⟨

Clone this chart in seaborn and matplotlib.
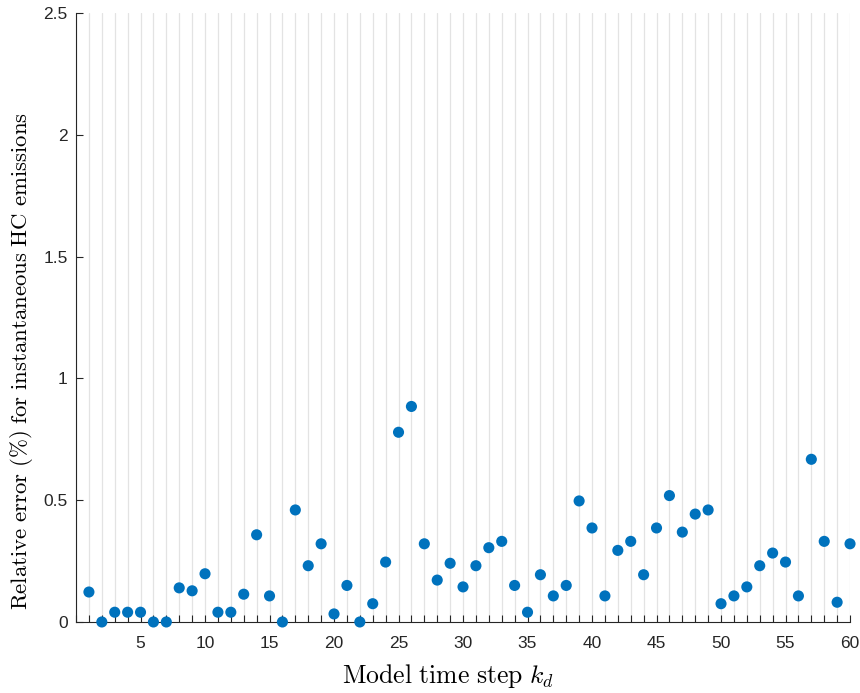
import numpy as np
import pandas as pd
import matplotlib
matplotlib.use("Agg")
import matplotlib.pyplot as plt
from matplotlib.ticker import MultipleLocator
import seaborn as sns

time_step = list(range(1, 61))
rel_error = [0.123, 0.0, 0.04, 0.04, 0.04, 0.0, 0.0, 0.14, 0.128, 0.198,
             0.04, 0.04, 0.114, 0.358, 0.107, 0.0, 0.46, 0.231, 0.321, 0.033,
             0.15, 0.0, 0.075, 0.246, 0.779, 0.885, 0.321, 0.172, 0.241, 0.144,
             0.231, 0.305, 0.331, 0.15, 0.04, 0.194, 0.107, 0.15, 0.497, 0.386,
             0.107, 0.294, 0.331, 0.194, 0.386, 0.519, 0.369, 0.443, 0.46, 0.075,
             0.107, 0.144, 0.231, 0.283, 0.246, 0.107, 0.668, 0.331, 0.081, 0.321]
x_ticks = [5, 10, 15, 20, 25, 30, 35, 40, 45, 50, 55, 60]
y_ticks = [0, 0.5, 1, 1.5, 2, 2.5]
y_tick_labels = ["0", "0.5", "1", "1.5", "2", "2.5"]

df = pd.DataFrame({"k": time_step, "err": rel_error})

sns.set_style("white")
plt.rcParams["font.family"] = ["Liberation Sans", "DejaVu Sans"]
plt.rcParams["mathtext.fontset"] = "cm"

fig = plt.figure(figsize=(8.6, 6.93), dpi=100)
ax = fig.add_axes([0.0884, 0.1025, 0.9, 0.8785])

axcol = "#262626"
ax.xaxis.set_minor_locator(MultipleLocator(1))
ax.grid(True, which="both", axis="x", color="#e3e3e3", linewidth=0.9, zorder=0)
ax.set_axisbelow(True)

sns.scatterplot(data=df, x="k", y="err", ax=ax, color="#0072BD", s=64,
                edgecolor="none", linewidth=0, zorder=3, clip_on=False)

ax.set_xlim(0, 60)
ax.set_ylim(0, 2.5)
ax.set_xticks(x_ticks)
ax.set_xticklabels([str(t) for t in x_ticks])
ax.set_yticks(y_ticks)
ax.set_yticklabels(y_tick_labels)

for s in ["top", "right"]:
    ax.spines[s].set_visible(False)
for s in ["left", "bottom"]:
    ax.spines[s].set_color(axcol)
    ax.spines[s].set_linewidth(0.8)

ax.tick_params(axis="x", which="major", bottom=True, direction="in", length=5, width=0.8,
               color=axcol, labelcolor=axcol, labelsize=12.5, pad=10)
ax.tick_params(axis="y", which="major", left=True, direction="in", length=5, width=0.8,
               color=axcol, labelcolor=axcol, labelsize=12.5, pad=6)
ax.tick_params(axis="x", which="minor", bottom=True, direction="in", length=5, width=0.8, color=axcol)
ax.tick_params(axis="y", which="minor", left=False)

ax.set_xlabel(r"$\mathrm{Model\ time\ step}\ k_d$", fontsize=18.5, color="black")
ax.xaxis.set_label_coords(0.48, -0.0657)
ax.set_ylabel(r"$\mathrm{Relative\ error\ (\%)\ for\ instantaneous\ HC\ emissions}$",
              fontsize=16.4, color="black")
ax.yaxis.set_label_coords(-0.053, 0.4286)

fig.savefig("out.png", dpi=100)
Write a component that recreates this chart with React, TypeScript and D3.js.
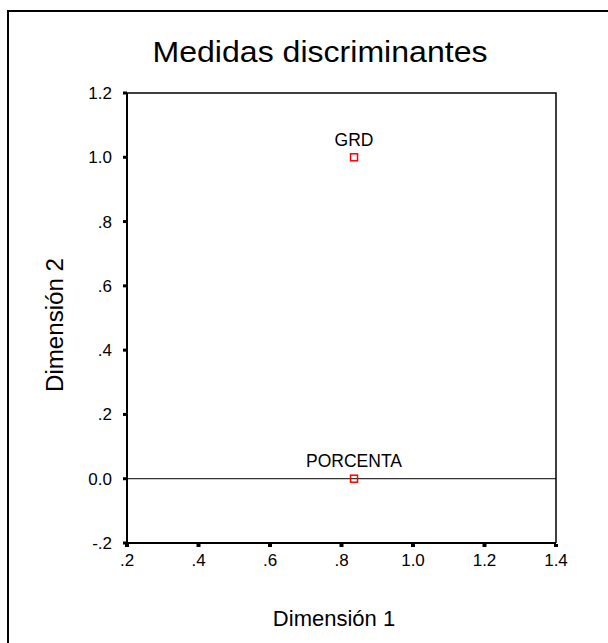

⟩

Repeat exactly and only the lines from the start of the data above through the line that holds "import seaborn as sns", inclusive. Pictures do not belong in the copy.

FINAL ANSWER:
Clone this chart in seaborn and matplotlib.
import numpy as np
import pandas as pd
import matplotlib
matplotlib.use("Agg")
import matplotlib.pyplot as plt
from matplotlib.ticker import MultipleLocator
import seaborn as sns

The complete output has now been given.